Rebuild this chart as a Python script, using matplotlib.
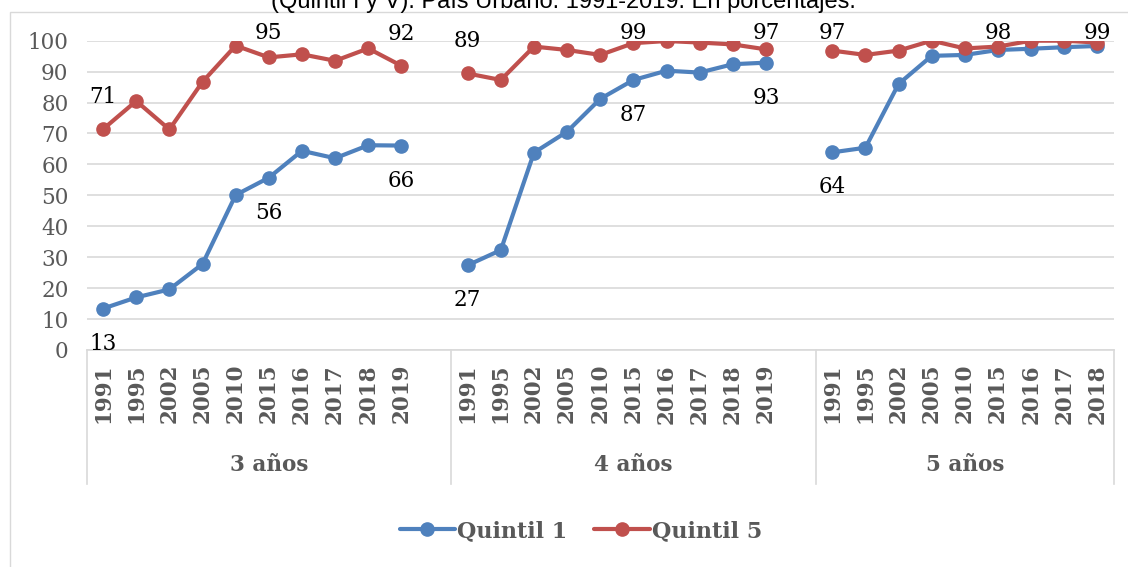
import numpy as np
import matplotlib
matplotlib.use('Agg')
import matplotlib.pyplot as plt
from matplotlib.patches import Rectangle

# Data
groups = ['3 años', '4 años', '5 años']
years_long = ['1991', '1995', '2002', '2005', '2010', '2015', '2016', '2017', '2018', '2019']
years_short = ['1991', '1995', '2002', '2005', '2010', '2015', '2016', '2017', '2018']

q1_3 = [13.4, 17.0, 19.6, 27.8, 50.1, 55.7, 64.4, 62.0, 66.2, 66.1]
q5_3 = [71.4, 80.5, 71.3, 86.7, 98.4, 94.6, 95.6, 93.5, 97.5, 91.9]
q1_4 = [27.4, 32.3, 63.8, 70.6, 81.2, 87.3, 90.3, 89.7, 92.4, 92.9]
q5_4 = [89.4, 87.3, 98.1, 97.0, 95.4, 99.2, 99.9, 99.4, 98.8, 97.2]
q1_5 = [63.9, 65.4, 86.0, 95.1, 95.4, 97.0, 97.4, 97.9, 98.3]
q5_5 = [96.8, 95.4, 96.8, 100.0, 97.5, 98.1, 100.0, 100.0, 99.4]

# points that carry a data label (index within each group)
q1_labels = [[0, 5, 9], [0, 5, 9], [0]]
q5_labels = [[0, 5, 9], [0, 5, 9], [0, 5, 8]]

title = '(Quintil I y V). País Urbano. 1991-2019. En porcentajes.'

BLUE = '#4F81BD'
RED = '#C0504D'
GRAY = '#595959'
LIGHT = '#D9D9D9'
SERIF = 'DejaVu Serif'

# Build the category axis: the first two groups end with an empty slot
tick_labels = years_long + [''] + years_long + [''] + years_short
q1 = q1_3 + [np.nan] + q1_4 + [np.nan] + q1_5
q5 = q5_3 + [np.nan] + q5_4 + [np.nan] + q5_5
x = np.arange(len(tick_labels))
starts = [0, len(years_long) + 1, 2 * (len(years_long) + 1)]
sizes = [len(years_long) + 1, len(years_long) + 1, len(years_short)]

fig = plt.figure(figsize=(11.28, 5.67), dpi=100)
ax = fig.add_axes([86.5 / 1128, 1 - 350 / 567, (1114 - 86.5) / 1128, (350 - 40.7) / 567])

# outer chart frame (only left/top edges visible in the crop)
fig.patches.append(Rectangle((10 / 1128, -0.2), 1.2, 1.2 - 12 / 567, transform=fig.transFigure,
                             fill=False, edgecolor=LIGHT, linewidth=1.0))

ax.plot(x, q1, color=BLUE, lw=3, marker='o', ms=9.5, label='Quintil 1', solid_capstyle='round')
ax.plot(x, q5, color=RED, lw=3, marker='o', ms=9.5, label='Quintil 5', solid_capstyle='round')

ax.set_xlim(-0.5, len(tick_labels) - 0.5)
ax.set_ylim(0, 100)
ax.set_yticks(range(0, 101, 10))
ax.yaxis.grid(True, color=LIGHT, lw=1.2)
ax.set_axisbelow(True)
for s in ['top', 'right', 'left']:
    ax.spines[s].set_visible(False)
ax.spines['bottom'].set_color(LIGHT)
ax.spines['bottom'].set_linewidth(1.2)

ax.tick_params(axis='y', length=0, pad=13, labelcolor=GRAY, labelsize=15.5)
for t in ax.get_yticklabels():
    t.set_family(SERIF)
ax.set_xticks(x)
ax.set_xticklabels(tick_labels, rotation=90, family=SERIF, fontweight='bold',
                   fontsize=15.5, color=GRAY)
ax.tick_params(axis='x', length=0, pad=10)

# group dividers and group names
xt = ax.get_xaxis_transform()
for st, n, g in zip(starts, sizes, groups):
    ax.plot([st - 0.5, st - 0.5], [0, -0.433], transform=xt, color=LIGHT, lw=1.2, clip_on=False)
    ax.text(st + (n - 1) / 2, -(465 - 350) / 309.3, g, transform=xt, ha='center', va='center',
            family=SERIF, fontweight='bold', fontsize=15.5, color=GRAY)
ax.plot([x[-1] + 0.5] * 2, [0, -0.433], transform=xt, color=LIGHT, lw=1.2, clip_on=False)

# data labels
for st, idxs in zip(starts, q5_labels):
    for i in idxs:
        v = q5[st + i]
        ax.text(st + i, min(v + 10.4, 102.5), f'{v:.0f}', ha='center', va='center',
                family=SERIF, fontsize=15.5, color='black', clip_on=False)
for st, idxs in zip(starts, q1_labels):
    for i in idxs:
        v = q1[st + i]
        ax.text(st + i, v - 11.3, f'{v:.0f}', ha='center', va='center',
                family=SERIF, fontsize=15.5, color='black', clip_on=False)

fig.text(563 / 1128, 1 - 8 / 567, title, ha='center', va='baseline',
         family='Liberation Sans', fontsize=17, color='black')

fig.legend(loc='center', bbox_to_anchor=(581 / 1128, 1 - 531 / 567), ncol=2, frameon=False,
           handlelength=2.5, handletextpad=0.1, columnspacing=1.2,
           prop={'family': SERIF, 'weight': 'bold', 'size': 16}, labelcolor=GRAY)

fig.savefig('out.png', dpi=100)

- - -

- EXERCISE BRIEF
Print the data above verbatim from the first line through the line holding "from matplotlib.patches import Rectangle", leaving every picture out.

- TASK SOLUTION
Rebuild this chart as a Python script, using matplotlib.
import numpy as np
import matplotlib
matplotlib.use('Agg')
import matplotlib.pyplot as plt
from matplotlib.patches import Rectangle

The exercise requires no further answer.